No descarto que la ley del sólo sí es sí pase a ser la ley del ¡que sí, c**o! por el hartazgo ante una innecesaria complicación de la burocracia sexual.

No sé ustedes, pero yo veo poco futuro a la intromisión del poder público en el lacónico lenguaje de la intimidad. Porque exceptuando numerarios de Opus Dei y asesores del Ministerio de Igualdad, todo ciudadano sabe que lo habitual en un encuentro sexual (donde no media el dinero) es el consentimiento tácito. A quien ofrezca o exija consentimiento explícito por cada avance sobre la piel propia o ajena le auguro un futuro sexual incierto.

Pero puede que sea la única alternativa porque, aunque el consentimiento ya está en el centro de los delitos contra libertad sexual, según la nueva ley la víctima no tendrá que pasar por el trámite de demostrar que fue forzada.

Hay algo razonable en esto, y por eso hace 30 años el Supremo estableció que la víctima de un delito sexual no necesitaba demostrar una resistencia heroica para considerar probada la ausencia de consentimiento (ver Pablo de Lora, Lo sexual es político).

Pero si se establece que es el acusado quien debe demostrar que existió consentimiento le estaríamos sometiendo a lo que los clásicos llaman la prueba diabólica: forzar al reo a probar lo que no hizo.

A pesar de estas reservas, no soy catastrofista. Dudo que proliferen las falsas denuncias por violación o los procesamientos por piropos ofensivos.

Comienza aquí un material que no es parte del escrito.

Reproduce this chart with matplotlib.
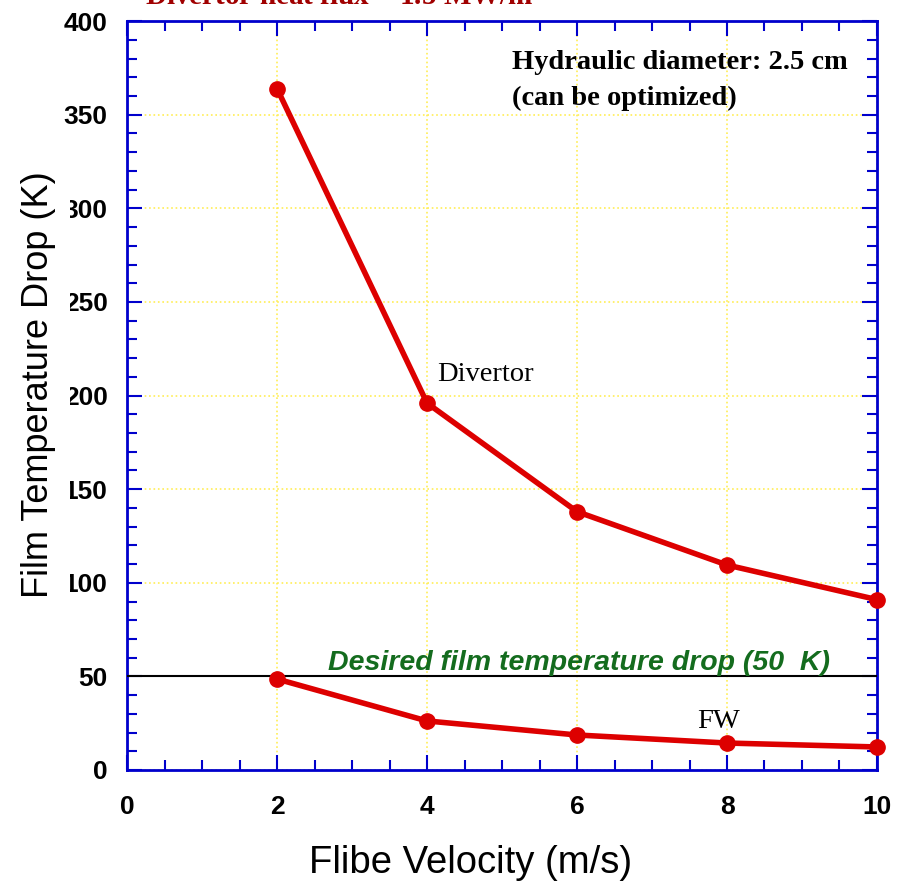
import matplotlib.pyplot as plt
from matplotlib.ticker import MultipleLocator

velocity = [2, 4, 6, 8, 10]
divertor_drop = [364, 196, 138, 109.5, 91]
fw_drop = [48.6, 26.2, 18.7, 14.4, 12.3]
desired_drop = 50

plt.rcParams['font.family'] = ['Liberation Sans', 'DejaVu Sans']

fig = plt.figure(figsize=(8.97, 8.81), dpi=100)
ax = fig.add_axes([0.1416, 0.126, 0.8361, 0.850])

red = '#dd0000'
ax.plot(velocity, divertor_drop, color=red, lw=4, marker='o', ms=11,
        zorder=4, clip_on=False)
ax.plot(velocity, fw_drop, color=red, lw=4, marker='o', ms=11,
        zorder=4, clip_on=False)
ax.axhline(desired_drop, color='black', lw=1.5, zorder=3)

ax.set_xlim(0, 10)
ax.set_ylim(0, 400)
ax.xaxis.set_major_locator(MultipleLocator(2))
ax.xaxis.set_minor_locator(MultipleLocator(0.5))
ax.yaxis.set_major_locator(MultipleLocator(50))
ax.yaxis.set_minor_locator(MultipleLocator(10))

ax.grid(True, which='major', color='#ffee55', ls=':', lw=1.2, zorder=1)

for s in ax.spines.values():
    s.set_color('#0000cc')
    s.set_linewidth(2)
ax.tick_params(which='both', direction='in', top=True, right=True,
               color='#0000cc', width=1.5)
ax.tick_params(which='major', length=11)
ax.tick_params(which='minor', length=7)
ax.tick_params(axis='x', which='major', pad=18, labelsize=19)
ax.tick_params(axis='y', which='major', pad=14, labelsize=19)
for lab in ax.get_xticklabels() + ax.get_yticklabels():
    lab.set_fontweight('bold')

serif = ['Liberation Serif', 'DejaVu Serif']
ax.text(5.13, 374.4, 'Hydraulic diameter: 2.5 cm', family=serif,
        fontsize=20.5, fontweight='bold', va='baseline')
ax.text(5.13, 355.1, '(can be optimized)', family=serif,
        fontsize=20.5, fontweight='bold', va='baseline')
ax.text(4.13, 207.7, 'Divertor', family=serif, fontsize=20.5, va='baseline')
ax.text(7.6, 22.4, 'FW', family=serif, fontsize=20.5, va='baseline')
ax.text(2.68, 53.4, 'Desired film temperature drop (50  K)', color='#146c1e',
        fontsize=20.5, fontweight='bold', style='italic', va='baseline')

fig.text(0.162, 1 - 5 / 881, 'Divertor heat flux = 1.5 MW/m$^2$', family=serif,
         color='#a00000', fontsize=21, fontweight='bold', va='baseline')

fig.text(0.043, 0.563, 'Film Temperature Drop (K)', rotation=90, fontsize=26,
         ha='center', va='center',
         bbox=dict(facecolor='white', edgecolor='none', pad=10))
fig.text(0.525, 1 - 873 / 881, 'Flibe Velocity (m/s)', fontsize=27.5,
         ha='center', va='baseline')

fig.savefig('out.png', dpi=100)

Lo que más temo de la ley es la imagen del mundo que proyecta y lo que presupone de los ciudadanos que aspira a disciplinar. Como todo lo que pergeña la Factoría Podemos, tiene un marcado perfil revisionista. No busca solucionar un problema específico, sino aplacar un presunto fallo estructural. En este caso, uno que afecta al espectro completo (del saludo al delito) de la relación entre hombres y mujeres.

Como demuestra también la inminente creación del Centro de Nuevas Masculinidades, se extiende la nociva premisa de que la masculinidad es tóxica, y de que esa toxicidad impregna toda interacción entre un varón y una mujer. En cierto modo, la Ley del sólo sí es sí ya es un programa de reeducación para el varón. Pero es llamativo que desde el mismo ecosistema político que ha alumbrado la Ley Trans, que prohíbe expresamente las terapias de conversión, surjan iniciativas para reconvertir a los hombres en no se sabe muy bien qué.

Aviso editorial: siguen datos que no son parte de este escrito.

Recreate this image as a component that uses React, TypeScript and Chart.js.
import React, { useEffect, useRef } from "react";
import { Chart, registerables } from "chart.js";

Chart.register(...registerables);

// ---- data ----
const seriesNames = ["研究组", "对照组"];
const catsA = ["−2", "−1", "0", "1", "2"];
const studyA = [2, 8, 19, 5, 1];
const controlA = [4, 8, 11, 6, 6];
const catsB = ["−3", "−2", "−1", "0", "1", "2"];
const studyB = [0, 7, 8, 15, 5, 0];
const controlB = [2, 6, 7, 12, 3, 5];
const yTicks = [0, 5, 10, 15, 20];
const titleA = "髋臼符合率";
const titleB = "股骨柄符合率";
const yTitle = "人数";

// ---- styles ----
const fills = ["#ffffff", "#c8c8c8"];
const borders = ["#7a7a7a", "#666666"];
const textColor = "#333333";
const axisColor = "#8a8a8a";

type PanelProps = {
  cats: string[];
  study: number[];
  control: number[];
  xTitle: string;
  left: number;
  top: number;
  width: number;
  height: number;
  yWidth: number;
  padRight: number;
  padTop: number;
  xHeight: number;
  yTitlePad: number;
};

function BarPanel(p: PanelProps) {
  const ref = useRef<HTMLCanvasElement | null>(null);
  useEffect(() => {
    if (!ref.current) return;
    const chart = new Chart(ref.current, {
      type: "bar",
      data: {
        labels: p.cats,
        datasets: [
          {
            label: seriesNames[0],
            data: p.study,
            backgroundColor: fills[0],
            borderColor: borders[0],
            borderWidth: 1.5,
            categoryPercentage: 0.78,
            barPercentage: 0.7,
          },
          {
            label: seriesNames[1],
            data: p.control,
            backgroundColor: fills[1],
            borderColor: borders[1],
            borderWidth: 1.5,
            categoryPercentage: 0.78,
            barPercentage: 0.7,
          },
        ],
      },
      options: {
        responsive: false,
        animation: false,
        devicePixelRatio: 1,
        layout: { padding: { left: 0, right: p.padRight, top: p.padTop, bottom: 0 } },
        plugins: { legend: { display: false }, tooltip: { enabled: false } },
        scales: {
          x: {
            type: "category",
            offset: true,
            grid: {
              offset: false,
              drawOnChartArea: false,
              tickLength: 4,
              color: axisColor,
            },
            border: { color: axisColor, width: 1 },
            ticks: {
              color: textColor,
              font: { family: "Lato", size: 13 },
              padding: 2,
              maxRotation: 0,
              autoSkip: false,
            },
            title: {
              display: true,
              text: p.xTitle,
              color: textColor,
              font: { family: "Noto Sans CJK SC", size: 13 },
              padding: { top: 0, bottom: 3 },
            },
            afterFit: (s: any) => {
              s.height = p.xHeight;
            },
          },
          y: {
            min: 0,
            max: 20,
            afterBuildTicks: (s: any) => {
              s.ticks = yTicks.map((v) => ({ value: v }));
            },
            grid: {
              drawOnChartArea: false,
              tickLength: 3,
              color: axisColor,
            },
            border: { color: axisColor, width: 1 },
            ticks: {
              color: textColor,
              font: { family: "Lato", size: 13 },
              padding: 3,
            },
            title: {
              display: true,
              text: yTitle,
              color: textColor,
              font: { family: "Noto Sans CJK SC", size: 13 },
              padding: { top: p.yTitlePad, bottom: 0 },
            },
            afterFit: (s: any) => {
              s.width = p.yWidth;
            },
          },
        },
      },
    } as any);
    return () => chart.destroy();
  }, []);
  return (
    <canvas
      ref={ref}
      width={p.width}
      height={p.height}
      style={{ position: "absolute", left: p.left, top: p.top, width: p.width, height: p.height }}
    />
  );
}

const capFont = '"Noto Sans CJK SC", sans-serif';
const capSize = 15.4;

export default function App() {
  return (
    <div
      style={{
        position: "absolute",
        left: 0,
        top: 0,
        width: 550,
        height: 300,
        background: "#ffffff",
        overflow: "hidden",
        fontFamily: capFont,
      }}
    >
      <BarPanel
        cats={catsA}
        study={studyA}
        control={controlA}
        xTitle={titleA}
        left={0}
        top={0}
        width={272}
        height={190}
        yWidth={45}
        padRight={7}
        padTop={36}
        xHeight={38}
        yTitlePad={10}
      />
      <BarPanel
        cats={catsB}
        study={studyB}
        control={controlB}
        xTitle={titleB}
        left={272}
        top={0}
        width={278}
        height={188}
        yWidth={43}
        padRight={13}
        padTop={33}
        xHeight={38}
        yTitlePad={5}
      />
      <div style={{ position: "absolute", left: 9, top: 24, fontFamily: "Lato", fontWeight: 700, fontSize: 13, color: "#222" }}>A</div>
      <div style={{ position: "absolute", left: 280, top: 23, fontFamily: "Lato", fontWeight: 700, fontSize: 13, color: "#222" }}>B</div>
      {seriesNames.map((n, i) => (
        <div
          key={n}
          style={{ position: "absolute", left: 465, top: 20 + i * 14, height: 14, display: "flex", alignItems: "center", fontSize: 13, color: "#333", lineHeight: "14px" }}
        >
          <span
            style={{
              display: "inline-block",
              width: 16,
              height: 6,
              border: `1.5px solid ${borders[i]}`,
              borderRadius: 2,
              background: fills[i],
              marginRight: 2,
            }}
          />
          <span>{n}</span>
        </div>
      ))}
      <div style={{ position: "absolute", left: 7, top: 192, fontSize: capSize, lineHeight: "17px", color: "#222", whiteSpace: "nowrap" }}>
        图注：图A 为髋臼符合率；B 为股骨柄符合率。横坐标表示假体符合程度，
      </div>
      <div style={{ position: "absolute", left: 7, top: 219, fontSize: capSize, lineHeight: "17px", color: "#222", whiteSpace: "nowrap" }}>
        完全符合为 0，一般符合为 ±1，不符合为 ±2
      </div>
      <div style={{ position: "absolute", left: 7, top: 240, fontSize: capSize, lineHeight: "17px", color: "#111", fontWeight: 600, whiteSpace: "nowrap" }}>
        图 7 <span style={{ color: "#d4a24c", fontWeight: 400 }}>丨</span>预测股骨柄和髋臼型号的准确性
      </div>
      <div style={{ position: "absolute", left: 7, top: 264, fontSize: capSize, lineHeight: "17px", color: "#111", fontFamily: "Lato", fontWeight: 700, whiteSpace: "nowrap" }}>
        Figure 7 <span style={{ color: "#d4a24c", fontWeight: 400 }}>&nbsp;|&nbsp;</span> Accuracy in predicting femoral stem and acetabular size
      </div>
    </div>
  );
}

En el ambiente flota aquella sentencia de Beatriz Gimeno, directora del Instituto de la Mujer, según la cual la heterosexualidad es un régimen regulador “que pretende subordinar las mujeres a los hombres”. De acuerdo con esta teoría, groserías y delitos forman parte de un mismo engranaje sistémico que somete a la mujer. Son sólo distintos grados de toxicidad masculina.

Cuando discurro sobre estas cuestiones siempre me viene a la mente la misma pregunta. ¿Con qué hombres han tratado los desdichados y desdichadas que piensan así?